In the context of professional golf the Order of Merit for the Toyota 1000 Desert Race, round three of the Absa Off Road Championship that takes place in Botswana from June 11-13, is dominated by 11 drivers and co-drivers who currently participate in the championship.

Topping the rankings is co-driver Richard Leeke with six victories dating as far back as 1984 when he and Paddy Driver won the event in a Mitsubishi Pajero. Multiple rally and off road champion Leeke followed up his debut win with another in 1989 in the Toyota Hilux driven by Philip Malan, with two more victories in 1992 and 1993 in the Toyota Hilux he shared with Kassie Coetzee. Leeke had to wait nine years to claim his next win when he and Hannes Grobler romped to victory in 2002 in the Nissan Hardbody, a feat they repeated in 2003.

Apie Reyneke, who has retired from off road competition, rates as the all time top-ranked driver on the Toyota 1000 Desert Race with six wins to his credit of which four were with co-driver Robin Houghton who is second in the rankings. Houghton first tasted victory in 1995 then again in 1997, 1998 and 1999, each time in a Castrol Toyota Land Cruiser. The likelihood of Houghton improving his position is rather slim as he is playing mentor to rookie Gavin Cronje in the Class E Castrol Toyota Hilux this season.

Two drivers, Hannes Grobler and Neil Woolridge, share third spot.

Grobler first won in 1986 in a Nissan Safari with co-driver Piet Swanepoel who will be Clerk of the Course on this year’s Toyota 1000 Desert Race and then had to wait 16 years before picking up another win. He and Richard Leeke scored back-to-back victories in 2002 and 2003 in the Nissan Hardbody.

Woolridge has won in three different vehicles. In 1996 he and Paul Vermaak won in the Nissan Sani and he and Ken Skjoldhammer then won in 2000 in a Mitsubishi Pajero and in 2001 in a Ford Ranger. Grobler and Leeke and Woolridge and Skjoldhammer have what it takes to win in Botswana and it will be interesting to see which of these crews improve their ranking.

Six drivers and co-drivers each have one win under their belts.

Richard Schilling won in 1990 when he and Fred Levesque took the overall win in the Chenowth. Schilling and Ashley Thorn will be in action in the Class S Plastotech Raceco and stand an outside chance of victory if some of the more fancied Class crews fall by the wayside.
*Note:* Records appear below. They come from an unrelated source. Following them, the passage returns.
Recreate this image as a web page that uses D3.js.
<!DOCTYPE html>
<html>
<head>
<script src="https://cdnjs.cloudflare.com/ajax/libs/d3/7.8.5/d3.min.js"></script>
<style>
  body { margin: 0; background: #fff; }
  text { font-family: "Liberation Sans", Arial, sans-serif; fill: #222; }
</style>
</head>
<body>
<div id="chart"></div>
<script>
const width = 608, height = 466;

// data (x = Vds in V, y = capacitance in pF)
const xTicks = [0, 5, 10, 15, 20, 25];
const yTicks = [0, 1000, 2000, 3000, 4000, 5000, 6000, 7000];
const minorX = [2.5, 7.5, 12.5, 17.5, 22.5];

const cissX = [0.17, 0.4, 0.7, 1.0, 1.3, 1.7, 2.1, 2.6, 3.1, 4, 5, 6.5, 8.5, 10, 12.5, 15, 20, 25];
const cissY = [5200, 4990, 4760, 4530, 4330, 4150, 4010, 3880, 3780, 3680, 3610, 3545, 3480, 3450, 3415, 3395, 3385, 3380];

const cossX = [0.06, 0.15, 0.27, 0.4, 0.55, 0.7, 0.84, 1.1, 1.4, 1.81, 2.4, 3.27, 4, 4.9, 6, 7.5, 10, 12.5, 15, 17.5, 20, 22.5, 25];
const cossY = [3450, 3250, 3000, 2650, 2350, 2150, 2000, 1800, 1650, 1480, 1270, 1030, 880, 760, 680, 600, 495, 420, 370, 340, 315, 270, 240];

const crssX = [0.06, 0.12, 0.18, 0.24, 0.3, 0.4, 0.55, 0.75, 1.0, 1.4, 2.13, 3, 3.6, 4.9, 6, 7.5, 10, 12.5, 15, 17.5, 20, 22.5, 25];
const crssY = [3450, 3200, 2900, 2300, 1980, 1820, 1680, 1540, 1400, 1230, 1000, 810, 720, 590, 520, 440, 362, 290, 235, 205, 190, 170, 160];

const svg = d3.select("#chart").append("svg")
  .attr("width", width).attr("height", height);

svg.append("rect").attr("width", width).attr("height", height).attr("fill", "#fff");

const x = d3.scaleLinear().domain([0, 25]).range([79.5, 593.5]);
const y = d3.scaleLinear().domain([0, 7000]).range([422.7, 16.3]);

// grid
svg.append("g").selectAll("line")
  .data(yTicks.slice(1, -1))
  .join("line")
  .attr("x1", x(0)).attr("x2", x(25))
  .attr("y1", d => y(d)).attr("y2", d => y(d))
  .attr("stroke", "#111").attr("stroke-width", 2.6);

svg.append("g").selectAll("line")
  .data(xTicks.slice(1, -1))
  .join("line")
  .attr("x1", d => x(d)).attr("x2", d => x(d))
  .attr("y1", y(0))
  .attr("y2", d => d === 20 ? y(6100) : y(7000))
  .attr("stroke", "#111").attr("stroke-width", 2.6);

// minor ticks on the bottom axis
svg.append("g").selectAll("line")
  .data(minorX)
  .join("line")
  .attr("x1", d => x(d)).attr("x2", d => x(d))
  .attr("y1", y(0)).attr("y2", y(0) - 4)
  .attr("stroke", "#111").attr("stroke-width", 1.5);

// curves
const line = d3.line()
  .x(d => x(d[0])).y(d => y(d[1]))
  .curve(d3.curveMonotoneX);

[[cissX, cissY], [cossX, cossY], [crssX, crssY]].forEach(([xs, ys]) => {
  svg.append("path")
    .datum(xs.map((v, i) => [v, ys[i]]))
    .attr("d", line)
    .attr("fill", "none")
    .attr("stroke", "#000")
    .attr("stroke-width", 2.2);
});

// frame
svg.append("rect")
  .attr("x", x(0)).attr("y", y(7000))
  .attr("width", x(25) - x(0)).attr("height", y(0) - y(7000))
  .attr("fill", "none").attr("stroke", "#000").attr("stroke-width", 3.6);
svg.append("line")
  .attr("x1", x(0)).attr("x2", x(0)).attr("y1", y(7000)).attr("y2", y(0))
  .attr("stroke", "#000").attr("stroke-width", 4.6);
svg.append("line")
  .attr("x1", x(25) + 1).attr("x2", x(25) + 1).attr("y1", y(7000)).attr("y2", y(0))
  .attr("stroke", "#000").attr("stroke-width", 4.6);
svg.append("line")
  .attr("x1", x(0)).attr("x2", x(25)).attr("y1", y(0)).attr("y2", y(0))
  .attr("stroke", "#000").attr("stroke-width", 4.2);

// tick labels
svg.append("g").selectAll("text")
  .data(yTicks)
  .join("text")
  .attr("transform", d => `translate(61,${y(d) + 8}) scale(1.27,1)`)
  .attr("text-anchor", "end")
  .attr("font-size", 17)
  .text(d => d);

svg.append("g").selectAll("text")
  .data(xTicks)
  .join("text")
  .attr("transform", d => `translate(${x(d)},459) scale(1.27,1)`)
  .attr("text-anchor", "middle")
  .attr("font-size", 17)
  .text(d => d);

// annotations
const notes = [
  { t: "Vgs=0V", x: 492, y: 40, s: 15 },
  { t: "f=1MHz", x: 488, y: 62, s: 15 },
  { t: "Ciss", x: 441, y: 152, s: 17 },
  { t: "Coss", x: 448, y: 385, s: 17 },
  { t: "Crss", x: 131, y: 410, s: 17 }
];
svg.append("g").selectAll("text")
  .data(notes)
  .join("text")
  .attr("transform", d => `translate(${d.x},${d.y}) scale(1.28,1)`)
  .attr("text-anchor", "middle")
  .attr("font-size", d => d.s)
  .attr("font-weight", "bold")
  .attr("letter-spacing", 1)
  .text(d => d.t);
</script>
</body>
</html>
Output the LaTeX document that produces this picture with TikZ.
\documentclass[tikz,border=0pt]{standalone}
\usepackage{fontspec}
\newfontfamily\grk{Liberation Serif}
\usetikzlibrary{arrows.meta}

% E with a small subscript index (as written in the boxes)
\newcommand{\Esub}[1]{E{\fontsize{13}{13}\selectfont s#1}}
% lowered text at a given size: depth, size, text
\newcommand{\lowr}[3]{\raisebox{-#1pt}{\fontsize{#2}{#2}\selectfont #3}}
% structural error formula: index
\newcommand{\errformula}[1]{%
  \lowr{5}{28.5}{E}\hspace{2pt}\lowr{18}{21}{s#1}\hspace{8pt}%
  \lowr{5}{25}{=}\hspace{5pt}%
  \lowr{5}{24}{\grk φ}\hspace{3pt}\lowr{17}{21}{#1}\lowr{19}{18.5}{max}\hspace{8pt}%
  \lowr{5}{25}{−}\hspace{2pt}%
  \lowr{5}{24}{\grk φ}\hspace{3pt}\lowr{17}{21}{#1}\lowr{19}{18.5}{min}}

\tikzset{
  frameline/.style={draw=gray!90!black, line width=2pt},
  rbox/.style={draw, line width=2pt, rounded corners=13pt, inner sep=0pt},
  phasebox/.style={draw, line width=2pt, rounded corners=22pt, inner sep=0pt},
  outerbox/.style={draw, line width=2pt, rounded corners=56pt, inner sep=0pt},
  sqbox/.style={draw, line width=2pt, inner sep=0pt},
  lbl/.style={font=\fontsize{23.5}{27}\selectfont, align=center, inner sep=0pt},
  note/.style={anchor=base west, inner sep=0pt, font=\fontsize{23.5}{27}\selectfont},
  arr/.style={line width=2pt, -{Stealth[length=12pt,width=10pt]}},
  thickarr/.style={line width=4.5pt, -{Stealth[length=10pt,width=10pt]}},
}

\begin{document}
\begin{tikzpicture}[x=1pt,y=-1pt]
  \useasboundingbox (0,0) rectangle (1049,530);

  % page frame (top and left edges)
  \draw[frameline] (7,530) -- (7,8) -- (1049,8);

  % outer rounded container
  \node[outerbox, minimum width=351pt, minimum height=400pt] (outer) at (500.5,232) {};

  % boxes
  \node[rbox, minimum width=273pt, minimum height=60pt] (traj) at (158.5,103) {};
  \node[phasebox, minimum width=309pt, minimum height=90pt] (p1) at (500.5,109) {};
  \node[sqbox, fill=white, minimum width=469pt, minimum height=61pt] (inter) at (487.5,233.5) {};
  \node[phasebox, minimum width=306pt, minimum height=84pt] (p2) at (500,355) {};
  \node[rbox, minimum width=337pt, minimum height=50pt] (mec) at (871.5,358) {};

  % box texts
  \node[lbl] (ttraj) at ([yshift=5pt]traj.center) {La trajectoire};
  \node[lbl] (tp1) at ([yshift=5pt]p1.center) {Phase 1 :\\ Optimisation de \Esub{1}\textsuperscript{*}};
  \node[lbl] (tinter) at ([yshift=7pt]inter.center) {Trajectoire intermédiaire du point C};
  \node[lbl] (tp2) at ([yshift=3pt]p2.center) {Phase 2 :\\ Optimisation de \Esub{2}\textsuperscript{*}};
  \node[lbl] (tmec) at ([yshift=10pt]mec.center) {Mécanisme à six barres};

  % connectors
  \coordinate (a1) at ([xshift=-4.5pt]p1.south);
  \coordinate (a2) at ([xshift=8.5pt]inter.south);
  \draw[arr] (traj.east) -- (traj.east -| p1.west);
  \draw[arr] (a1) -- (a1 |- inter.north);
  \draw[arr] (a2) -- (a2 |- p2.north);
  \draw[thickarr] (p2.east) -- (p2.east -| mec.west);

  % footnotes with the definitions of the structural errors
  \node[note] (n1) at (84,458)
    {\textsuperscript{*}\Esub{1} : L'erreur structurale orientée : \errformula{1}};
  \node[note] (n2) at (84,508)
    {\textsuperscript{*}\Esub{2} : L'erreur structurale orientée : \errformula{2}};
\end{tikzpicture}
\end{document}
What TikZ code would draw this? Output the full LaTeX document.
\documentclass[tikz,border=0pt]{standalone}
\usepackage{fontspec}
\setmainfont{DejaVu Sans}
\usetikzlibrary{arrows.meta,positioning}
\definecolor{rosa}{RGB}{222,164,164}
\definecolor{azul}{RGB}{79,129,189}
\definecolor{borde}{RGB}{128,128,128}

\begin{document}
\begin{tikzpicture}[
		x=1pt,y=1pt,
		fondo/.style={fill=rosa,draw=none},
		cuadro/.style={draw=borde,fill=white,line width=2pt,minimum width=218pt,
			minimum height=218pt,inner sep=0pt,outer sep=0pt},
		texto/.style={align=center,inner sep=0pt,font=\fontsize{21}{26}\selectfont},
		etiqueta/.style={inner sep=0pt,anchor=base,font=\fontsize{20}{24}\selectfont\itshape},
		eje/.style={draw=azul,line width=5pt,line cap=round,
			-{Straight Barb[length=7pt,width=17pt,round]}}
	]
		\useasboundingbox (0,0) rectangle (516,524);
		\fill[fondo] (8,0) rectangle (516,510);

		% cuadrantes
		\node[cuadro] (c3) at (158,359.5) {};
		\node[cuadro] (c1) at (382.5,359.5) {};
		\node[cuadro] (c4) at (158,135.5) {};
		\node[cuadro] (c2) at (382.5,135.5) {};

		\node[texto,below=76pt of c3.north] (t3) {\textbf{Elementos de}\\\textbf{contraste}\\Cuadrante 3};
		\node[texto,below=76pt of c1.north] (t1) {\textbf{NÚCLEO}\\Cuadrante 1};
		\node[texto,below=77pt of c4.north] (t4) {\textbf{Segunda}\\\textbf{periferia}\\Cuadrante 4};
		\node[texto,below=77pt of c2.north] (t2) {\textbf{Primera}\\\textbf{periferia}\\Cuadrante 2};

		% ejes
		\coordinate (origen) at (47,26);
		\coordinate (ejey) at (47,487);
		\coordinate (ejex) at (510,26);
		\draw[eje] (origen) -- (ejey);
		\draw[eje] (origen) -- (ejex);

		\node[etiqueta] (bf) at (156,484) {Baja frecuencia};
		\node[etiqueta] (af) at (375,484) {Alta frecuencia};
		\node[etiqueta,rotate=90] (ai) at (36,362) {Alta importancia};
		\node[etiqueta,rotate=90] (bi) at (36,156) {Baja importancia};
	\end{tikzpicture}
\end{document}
Arch rival Buks Carolin won as a co-driver in 1995 when he and brother Richard powered the Lubrication Equipment Raceco to victory in the Special Vehicle category. Carolin has joined the ranks of the Kopanong Hotel Superteam and will be campaigning a Class A Raceco BMW for the rest of the season.

2004 Nissan Sugarbelt 400 Special Vehicle category winner Mark Corbett won the 2000 Toyota 1000 Desert Race in a Century Property Developments Jimco that he shared with Juan Mohr and is hoping that he and Gavin Kelsey can extend their Special Vehicle championship lead by winning in Botswana.

The latest additions to the Order of Merit are John Weir-Smith and Geoff Minnitt who stormed from behind to win the Special Vehicle category in the O’Hagan’s / Kopanong Hotel Superteam Jimco in 2003.

Only time and 1000 kilometres of some of the toughest conditions in the Absa Off Road Championship will tell whether those drivers and co-drivers that dominate the Order of Merit will be able to improve their rankings by winning yet again or whether new winners in the Production and Special Vehicle categories will join the ranks.

The Toyota 1000 Desert Race will be run over three days with the Prologue getting underway at 12h00 on Friday, June 11 at Game City. Crews will have 35 kilometres in which to post the fastest possible time, which will determine their starting position for the main event.

The race proper starts at Game City in Gaborone at 08h00 on Saturday, June 12 with crews heading for the designated service point at Mantshwabisi and then returning to the overnight stop at Botswana Motorsport in Gaborone for a well earned rest after 500 kilometres of racing. The first motor vehicle is expected at 15h00.

The final day sees crews complete the route in the opposite direction with the event re-starting at 08h00 at Botswana Motorsport in Gaborone. Following a brief pit stop at Mantshwabisi the surviving crews will have only another 250 kilometres to go before the finish at Game City in Gaborone where the winner is expected to arrive at 14h00.